* **INSTRUCTIONS FOR THE TASK**
Reproduce the lines exactly, beginning with the line that has "Generate a Python" and ending with the line that has "0.31, 0.32, 0.33, 0.34, 0.35, 0.36, 0.37, 0.38, 0.39]". Images are left out.

* **STORED ROWS**
■ ■ ■ ■ ■
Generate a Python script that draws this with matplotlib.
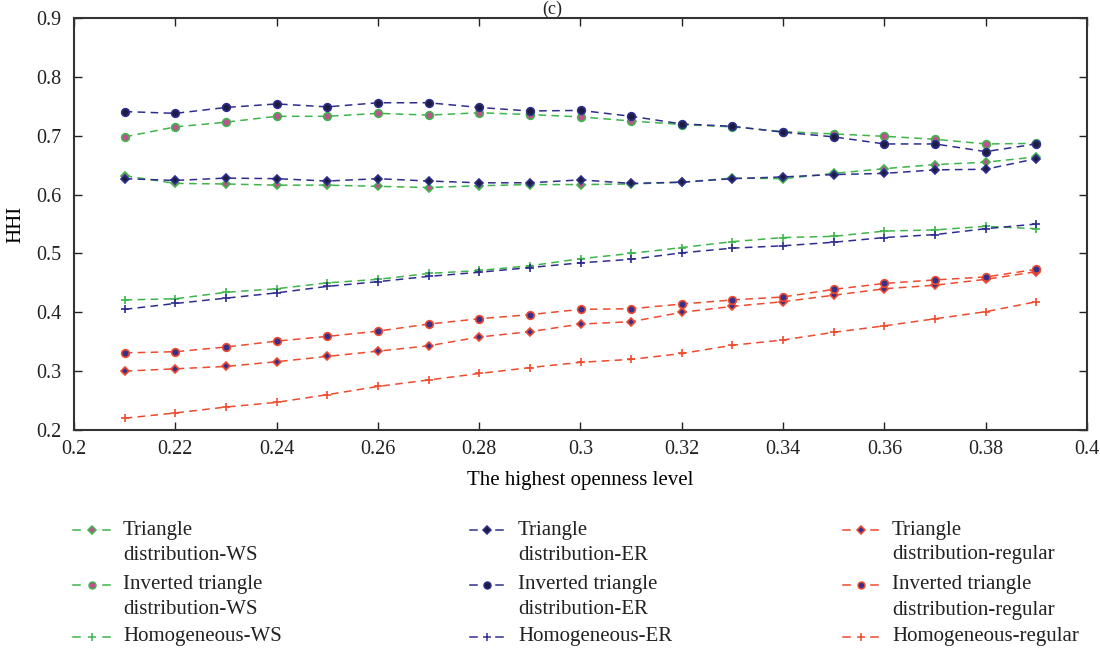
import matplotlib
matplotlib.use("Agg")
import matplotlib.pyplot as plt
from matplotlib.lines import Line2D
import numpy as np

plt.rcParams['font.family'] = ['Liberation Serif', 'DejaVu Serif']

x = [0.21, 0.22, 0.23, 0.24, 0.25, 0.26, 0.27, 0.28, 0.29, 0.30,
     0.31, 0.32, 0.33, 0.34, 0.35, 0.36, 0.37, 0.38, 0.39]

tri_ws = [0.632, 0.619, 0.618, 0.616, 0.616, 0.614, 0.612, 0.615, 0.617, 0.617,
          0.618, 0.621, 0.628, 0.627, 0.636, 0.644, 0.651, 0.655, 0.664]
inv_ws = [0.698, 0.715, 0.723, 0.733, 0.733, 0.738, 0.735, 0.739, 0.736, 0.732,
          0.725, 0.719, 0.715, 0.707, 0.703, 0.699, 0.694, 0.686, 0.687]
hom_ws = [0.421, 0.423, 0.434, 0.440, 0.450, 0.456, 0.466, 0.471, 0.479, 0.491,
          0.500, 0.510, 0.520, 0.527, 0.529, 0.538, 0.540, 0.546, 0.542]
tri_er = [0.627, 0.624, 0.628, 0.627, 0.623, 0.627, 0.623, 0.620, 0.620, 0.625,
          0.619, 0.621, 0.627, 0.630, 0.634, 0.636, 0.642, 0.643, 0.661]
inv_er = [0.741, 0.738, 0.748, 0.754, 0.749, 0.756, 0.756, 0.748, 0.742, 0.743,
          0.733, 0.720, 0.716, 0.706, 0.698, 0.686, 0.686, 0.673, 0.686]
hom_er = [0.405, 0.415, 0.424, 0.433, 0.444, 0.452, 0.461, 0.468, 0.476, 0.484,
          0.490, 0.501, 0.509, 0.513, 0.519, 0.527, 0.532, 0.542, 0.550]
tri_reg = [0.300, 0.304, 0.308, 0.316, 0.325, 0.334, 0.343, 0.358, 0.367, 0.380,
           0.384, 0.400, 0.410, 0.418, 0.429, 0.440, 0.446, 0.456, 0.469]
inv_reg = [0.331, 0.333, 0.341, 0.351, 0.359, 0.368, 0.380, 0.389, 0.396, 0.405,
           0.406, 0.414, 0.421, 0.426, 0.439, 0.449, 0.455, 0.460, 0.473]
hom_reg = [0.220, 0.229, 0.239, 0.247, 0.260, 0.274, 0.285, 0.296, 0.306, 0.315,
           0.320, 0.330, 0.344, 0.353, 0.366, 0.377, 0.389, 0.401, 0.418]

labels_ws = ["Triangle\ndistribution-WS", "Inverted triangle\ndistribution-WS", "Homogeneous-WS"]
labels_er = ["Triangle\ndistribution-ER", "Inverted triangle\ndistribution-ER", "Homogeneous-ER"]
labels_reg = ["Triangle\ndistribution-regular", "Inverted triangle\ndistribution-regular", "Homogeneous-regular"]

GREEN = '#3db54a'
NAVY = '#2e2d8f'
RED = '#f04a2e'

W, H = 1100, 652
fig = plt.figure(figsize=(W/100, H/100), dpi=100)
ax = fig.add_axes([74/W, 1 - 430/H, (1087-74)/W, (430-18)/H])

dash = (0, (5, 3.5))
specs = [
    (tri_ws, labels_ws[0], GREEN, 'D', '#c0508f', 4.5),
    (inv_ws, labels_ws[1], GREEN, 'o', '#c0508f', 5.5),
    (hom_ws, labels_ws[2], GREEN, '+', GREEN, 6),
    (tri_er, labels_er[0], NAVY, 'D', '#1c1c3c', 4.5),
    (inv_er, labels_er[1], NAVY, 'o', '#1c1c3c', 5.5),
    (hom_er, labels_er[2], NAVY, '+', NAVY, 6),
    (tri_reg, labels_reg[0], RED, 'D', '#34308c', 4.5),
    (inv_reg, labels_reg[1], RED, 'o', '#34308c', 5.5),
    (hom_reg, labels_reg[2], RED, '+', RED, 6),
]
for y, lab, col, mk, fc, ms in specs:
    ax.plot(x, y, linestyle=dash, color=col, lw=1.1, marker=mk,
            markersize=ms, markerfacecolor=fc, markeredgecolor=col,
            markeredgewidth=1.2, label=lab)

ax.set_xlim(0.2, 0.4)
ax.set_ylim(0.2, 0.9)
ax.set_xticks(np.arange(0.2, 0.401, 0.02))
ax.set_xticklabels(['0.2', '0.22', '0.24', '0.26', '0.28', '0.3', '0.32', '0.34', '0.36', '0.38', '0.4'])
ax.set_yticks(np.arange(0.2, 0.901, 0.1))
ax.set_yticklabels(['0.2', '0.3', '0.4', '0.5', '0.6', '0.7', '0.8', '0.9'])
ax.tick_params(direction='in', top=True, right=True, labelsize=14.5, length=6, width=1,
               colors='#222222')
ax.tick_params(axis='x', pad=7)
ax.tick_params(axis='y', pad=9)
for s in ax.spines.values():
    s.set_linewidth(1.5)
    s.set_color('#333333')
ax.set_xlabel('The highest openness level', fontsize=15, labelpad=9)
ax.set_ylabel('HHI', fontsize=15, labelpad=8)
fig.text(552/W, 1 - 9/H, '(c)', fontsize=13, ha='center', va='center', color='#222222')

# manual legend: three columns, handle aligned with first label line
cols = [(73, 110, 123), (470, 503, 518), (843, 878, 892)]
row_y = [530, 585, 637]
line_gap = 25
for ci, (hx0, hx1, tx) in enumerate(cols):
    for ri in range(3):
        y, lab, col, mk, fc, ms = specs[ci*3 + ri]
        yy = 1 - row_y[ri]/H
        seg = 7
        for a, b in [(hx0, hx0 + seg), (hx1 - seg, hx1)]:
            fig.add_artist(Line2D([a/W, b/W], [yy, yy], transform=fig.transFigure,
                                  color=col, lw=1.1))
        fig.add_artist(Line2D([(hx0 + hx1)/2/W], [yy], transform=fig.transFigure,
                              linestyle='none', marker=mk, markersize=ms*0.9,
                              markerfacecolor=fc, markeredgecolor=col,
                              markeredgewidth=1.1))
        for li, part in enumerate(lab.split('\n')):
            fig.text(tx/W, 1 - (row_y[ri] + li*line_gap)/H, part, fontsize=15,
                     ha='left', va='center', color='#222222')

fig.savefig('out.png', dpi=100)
■ ■ ■ ■ ■
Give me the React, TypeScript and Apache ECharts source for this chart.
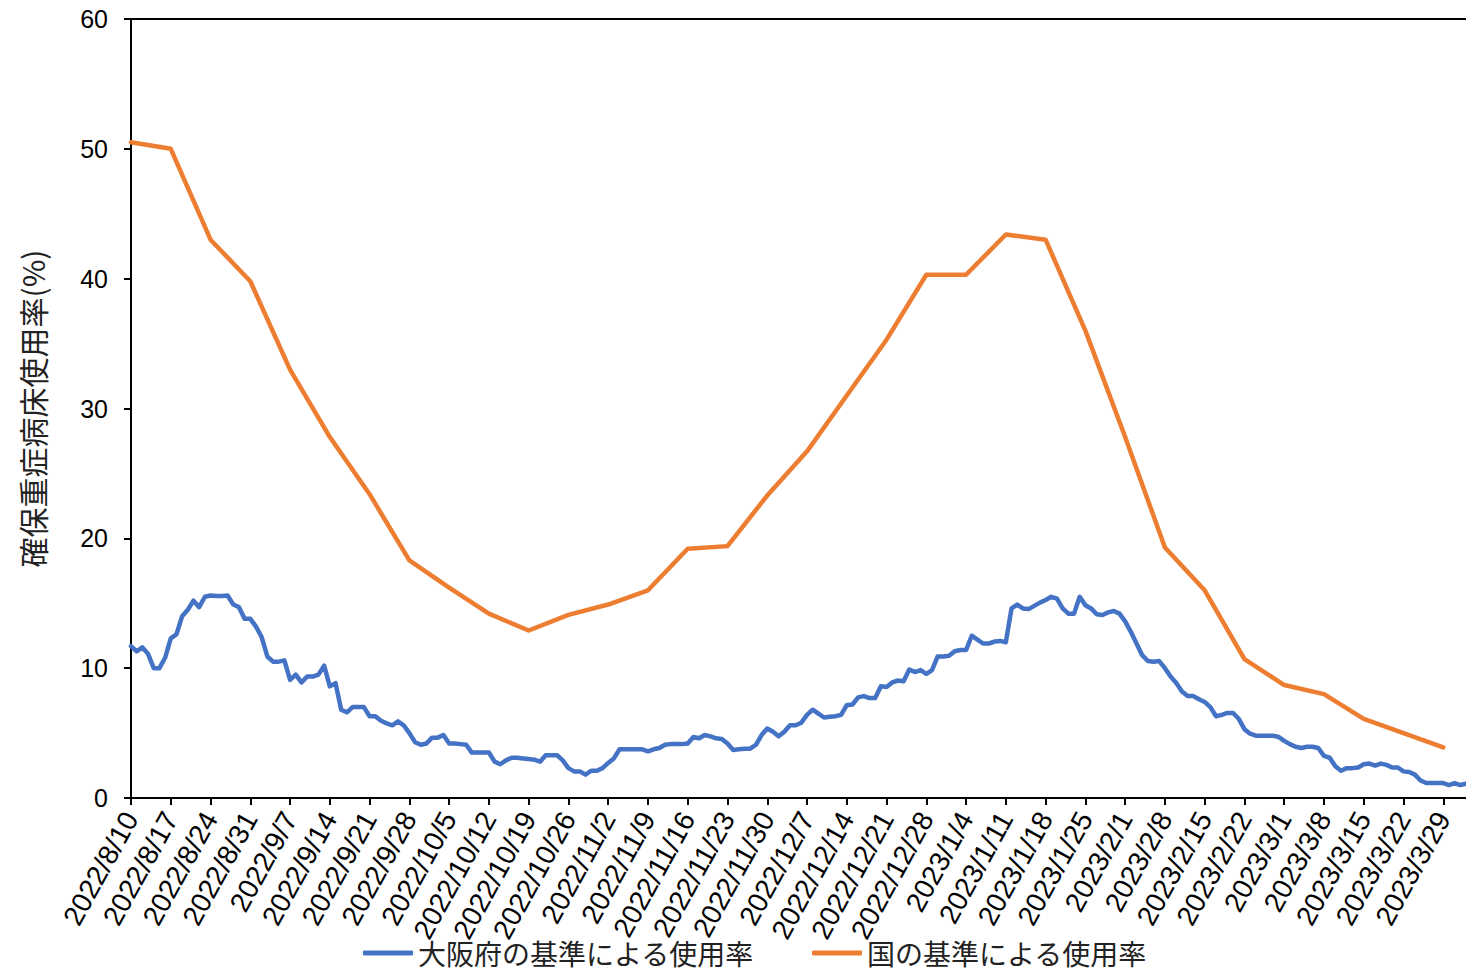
■ ■ ■ ■ ■
* **THE RESULT**
Generate a Python script that draws this with matplotlib.
import matplotlib
matplotlib.use("Agg")
import matplotlib.pyplot as plt
from matplotlib.lines import Line2D
import numpy as np

plt.rcParams['font.family'] = ['Liberation Serif', 'DejaVu Serif']

x = [0.21, 0.22, 0.23, 0.24, 0.25, 0.26, 0.27, 0.28, 0.29, 0.30,
     0.31, 0.32, 0.33, 0.34, 0.35, 0.36, 0.37, 0.38, 0.39]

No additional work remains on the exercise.